What schools do and the young adults they help to produce at the end of their time within this system sets the tone for the future of this country. The people that work towards that end should be massively appreciated and massively valued (which they are within people that know). Looking into 2023 we shouldn’t lose sight of this responsibility and everything that we do to work towards the outcomes that schools produce. Every person has a part to play in this and these people are the most important strand in achieving a successful education system. These are the people that need looking after and these are the people that need protecting.

The Need to do More

These people, however strong they may be, and however hard they may be working generally have a wish they could do more. This is possibly innate within education and the reason for this is that we are working with other humans that we build connections with, that we care about on educational and personal levels. As we go into 2023, this feeling of wishing more could be done is, for me at least, overwhelming. I want to provide more for the children and our school and I want to provide more for the staff that work with me.
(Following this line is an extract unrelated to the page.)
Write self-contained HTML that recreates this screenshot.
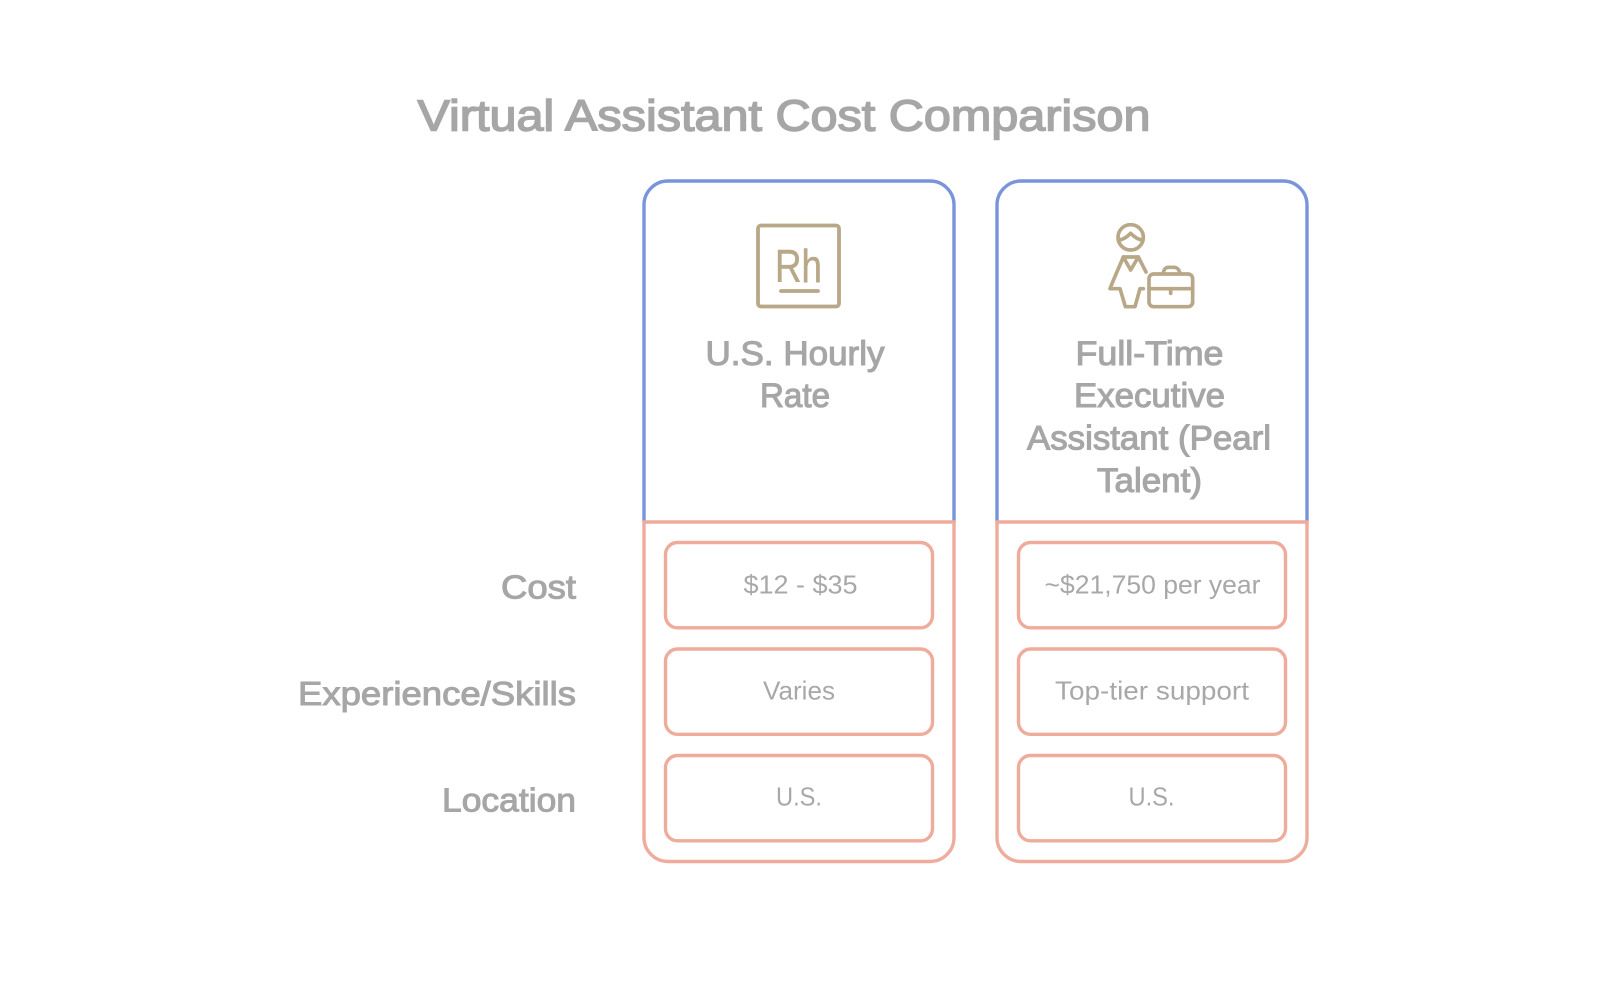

This comes in many guises.

I want to give people more time to do their job.

I want to give people better tools to their job.

I want to give people more time to spend with their families.

I want to give children who need it better access to services like CAMHs and paediatrics.

I want to have a social care system that isn’t so stretched that early intervention becomes impossible.

All of these are things that I shouldn’t have to worry about. These are things and services that should work. These should be funded to the hilt to allow them to work as we all want them to. The world is different know. It is not 2019 any more. Problems are different, people are different, issues are more intense and many of the issues are still to come to the service. How can we continue to be expected to work in the same way we did three years ago when the world is a different place?

We all want to do more, all of the time and that is not a bad wish. Being realistic, I know we can’t do everything and please people all of the time. What I do want though is the ability to provide what all schools, and all children and families should be able to access to get the support they need. That fact that I can’t says a lot about the state of education in 2023.

Strikes Looming

Despite everything that the people in education manage to do, enough is enough for many people. Years of under inflation pay rises, years of workload being oppressive, years of feeling under appreciated outside of education.m has led us to where we are now. We are at a stage where almost every union in balloting for action, and more and more teachers are willing to take action. We’ve already seen it in Scotland. These are the same people I spoke about the start. This is not a decision people are taking lightly. This is a decision people have been pushed to as they feel there is no other option, no other way to try and affect positive change for the profession.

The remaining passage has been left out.